VESTÍGIOS DE ILUSÃO
Pude vê-lo cavalo por cavalo formar sua tropa. Os animais pareciam adestrados obedecendo ao comando da sua voz.
Por varias vezes o vi enxugar o suor do rosto, ocasião em que retirava do bolso aquele lenço quadriculado, desdobrava, fazendo com que o pano absorvesse todo o líquido que o inquietava. Às vezes penso que era aquele o seu tesouro, claro, depois da sua família.
Prezava muito o trabalho, o qual dizia que apesar do cansaço era a maior sombra de dignidade que podemos carregar conosco.
Na bagagem, além do alforje, as lembranças, os sonhos, a esperança de que tudo melhorasse um dia.

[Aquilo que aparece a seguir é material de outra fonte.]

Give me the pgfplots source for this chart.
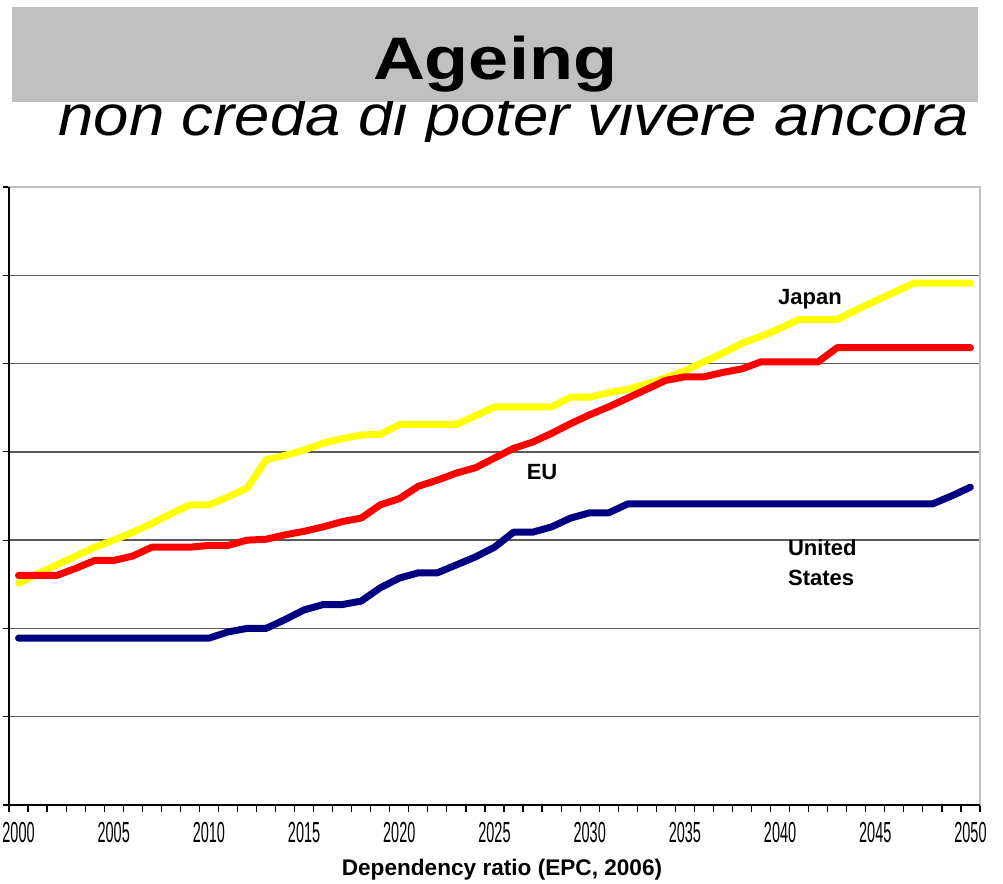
\documentclass[border=0pt]{standalone}
\usepackage{fontspec}
\setmainfont{Liberation Sans}
\newfontfamily\narrowsans[FakeStretch=0.5]{Liberation Sans}
\usepackage{graphicx}
\usepackage{pgfplots}
\pgfplotsset{compat=1.18}
\definecolor{titlegrey}{HTML}{C0C0C0}
\definecolor{gridgrey}{HTML}{5A5A5A}
\definecolor{jpyellow}{HTML}{FFFF00}
\definecolor{eured}{HTML}{FF0000}
\definecolor{usnavy}{HTML}{000080}
\begin{document}
\begin{tikzpicture}[x=1pt,y=1pt]
\useasboundingbox (0,0) rectangle (501.5,442);
\fill[titlegrey] (6,391) rectangle (489,438.5);
\node[anchor=base, inner sep=0pt, font=\bfseries\fontsize{30}{30}\selectfont] at (247.5,402) {\scalebox{1.2}[1]{Ageing}};
\begin{scope}
\clip (0,371) rectangle (501.5,391);
\node[anchor=base west, inner sep=0pt, font=\itshape\fontsize{28.6}{28.6}\selectfont] at (29,374) {\scalebox{1.11}[1]{non creda di poter vivere ancora}};
\end{scope}
\begin{axis}[
  at={(4.5pt,39.5pt)}, anchor=south west,
  scale only axis, width=485.5pt, height=309pt,
  xmin=1999.5, xmax=2050.5, ymin=0, ymax=70,
  axis line style={draw=titlegrey, line width=0.75pt},
  tick align=outside,
  major tick length=3pt, minor tick length=3.5pt,
  xtick={2000,2005,...,2050},
  xticklabels={2000,2005,2010,2015,2020,2025,2030,2035,2040,2045,2050},
  major x tick style={draw=none},
  minor xtick={1999.5,2000.5,...,2050.5},
  minor x tick style={draw=black, line width=0.6pt},
  xticklabel style={font=\narrowsans\fontsize{14.5}{14.5}\selectfont, anchor=base, yshift=-16pt},
  ytick={0,10,...,70},
  yticklabels={},
  ytick style={draw=black, line width=0.6pt},
  ymajorgrids,
  major grid style={draw=gridgrey, line width=0.75pt},
  xtick pos=bottom, ytick pos=left,
  clip=false,
]
\addplot[jpyellow, line width=3.5pt, line cap=round, line join=round] coordinates {
(2000,25.1)(2001,26.2)(2002,27.2)(2003,28.2)(2004,29.2)(2005,30.0)(2006,30.9)(2007,31.9)(2008,33.0)(2009,34.0)(2010,34.0)(2011,34.9)(2012,35.9)(2013,39.1)(2014,39.6)(2015,40.2)(2016,41.0)(2017,41.5)(2018,41.9)(2019,42.0)(2020,43.1)(2021,43.1)(2022,43.1)(2023,43.1)(2024,44.1)(2025,45.1)(2026,45.1)(2027,45.1)(2028,45.1)(2029,46.2)(2030,46.2)(2031,46.7)(2032,47.1)(2033,47.7)(2034,48.4)(2035,49.2)(2036,50.2)(2037,51.2)(2038,52.3)(2039,53.1)(2040,54.0)(2041,55.0)(2042,55.0)(2043,55.0)(2044,56.1)(2045,57.1)(2046,58.1)(2047,59.1)(2048,59.1)(2049,59.1)(2050,59.1)
};
\addplot[eured, line width=3.5pt, line cap=round, line join=round] coordinates {
(2000,26.0)(2001,26.0)(2002,26.0)(2003,26.8)(2004,27.7)(2005,27.7)(2006,28.2)(2007,29.2)(2008,29.2)(2009,29.2)(2010,29.4)(2011,29.4)(2012,30.0)(2013,30.1)(2014,30.6)(2015,31.0)(2016,31.5)(2017,32.1)(2018,32.5)(2019,34.0)(2020,34.7)(2021,36.1)(2022,36.8)(2023,37.6)(2024,38.2)(2025,39.3)(2026,40.4)(2027,41.1)(2028,42.1)(2029,43.2)(2030,44.2)(2031,45.1)(2032,46.1)(2033,47.1)(2034,48.1)(2035,48.5)(2036,48.5)(2037,49.0)(2038,49.4)(2039,50.2)(2040,50.2)(2041,50.2)(2042,50.2)(2043,51.8)(2044,51.8)(2045,51.8)(2046,51.8)(2047,51.8)(2048,51.8)(2049,51.8)(2050,51.8)
};
\addplot[usnavy, line width=3.5pt, line cap=round, line join=round] coordinates {
(2000,18.9)(2001,18.9)(2002,18.9)(2003,18.9)(2004,18.9)(2005,18.9)(2006,18.9)(2007,18.9)(2008,18.9)(2009,18.9)(2010,18.9)(2011,19.6)(2012,20.0)(2013,20.0)(2014,21.0)(2015,22.1)(2016,22.7)(2017,22.7)(2018,23.1)(2019,24.6)(2020,25.7)(2021,26.3)(2022,26.3)(2023,27.2)(2024,28.1)(2025,29.2)(2026,30.9)(2027,30.9)(2028,31.5)(2029,32.5)(2030,33.1)(2031,33.1)(2032,34.1)(2033,34.1)(2034,34.1)(2035,34.1)(2036,34.1)(2037,34.1)(2038,34.1)(2039,34.1)(2040,34.1)(2041,34.1)(2042,34.1)(2043,34.1)(2044,34.1)(2045,34.1)(2046,34.1)(2047,34.1)(2048,34.1)(2049,35.0)(2050,36.0)
};
\draw[titlegrey, line width=0.75pt] (rel axis cs:0,1) -- (rel axis cs:1,1) -- (rel axis cs:1,0);
\draw[black, line width=0.75pt] (rel axis cs:0,1) -- (rel axis cs:0,0) -- (rel axis cs:1,0);
\node[font=\bfseries\fontsize{11}{11}\selectfont] at (axis cs:2041.57,57.3) {Japan};
\node[font=\bfseries\fontsize{11}{11}\selectfont] at (axis cs:2027.5,37.7) {EU};
\node[font=\bfseries\fontsize{11}{15}\selectfont, align=left, anchor=west, inner sep=0pt] at (axis cs:2040.4,27.4) {United\\States};
\end{axis}
\node[anchor=base, inner sep=0pt, font=\bfseries\fontsize{11.3}{11.3}\selectfont] at (251,4) {Dependency ratio (EPC, 2006)};
\end{tikzpicture}
\end{document}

Meu pai era rico. Tinha uma sabedoria imensa; que de maior valia pode um homem carregar consigo? Formara-se na universidade da vida. Fosse qual fosse o assunto possuía seus argumentos, aliás muito convincentes.
Se houve uma pessoa a quem admirei e de quem serei eterno admirador, essa pessoa é ele, mesmo depois da despedida.
Saía para a luta antes que nascesse a manhã. A labuta sobre o sol escaldante causara-lhe as rugas no rosto, as quais não lhe sobrepujavam a robusta beleza. Possuía um semblante astuto, de homem forte e lutador, em contraste com os olhos azuis feito biroscas, que lhe enfeitavam o sorriso.
Antes que a tarde adormecesse de tudo, lá vinha ele surgindo no horizonte. Podia ouvir o cincerro da mula madrinha, que ao comando do suntuoso tropeiro servia de guia às outras da tropa.
Assim vinha o aconchego da noite, quando deitado em seu colo ouvi histórias, das quais ainda me lembro, e que com orgulho repassei à minha filha.
Tenho orgulho em dizer que quando fui a primeira vez à escola, já sabia ler e escrever, graças a ele e a minha mãe (a qual ressaltarei noutro dia). A tabuada trazia na ponta da língua.
Meus pais nunca frequentaram nenhuma escola, mas eram didaticamente perfeitos e carinhosos.
Nas minhas lembranças, às vezes rio, noutras choro. A saudade bate. A ausência daquele anjo da guarda, deixa-me quando em vez desconfortado e desprotegido, não me envergonho em dizer. Nesse momento olho na parede a velha fotografia, tudo vem à tona. No meu baú de recordações, oculto no fundo do peito, de forma singela acomodo tudo o que a ele se refere. Dedicar a ele minha existência seria muito pouco. Que seus sonhos não tenham sido em vão. Os sonhos nunca são demais. Aí, meu velho, valeu. Valeu mesmo!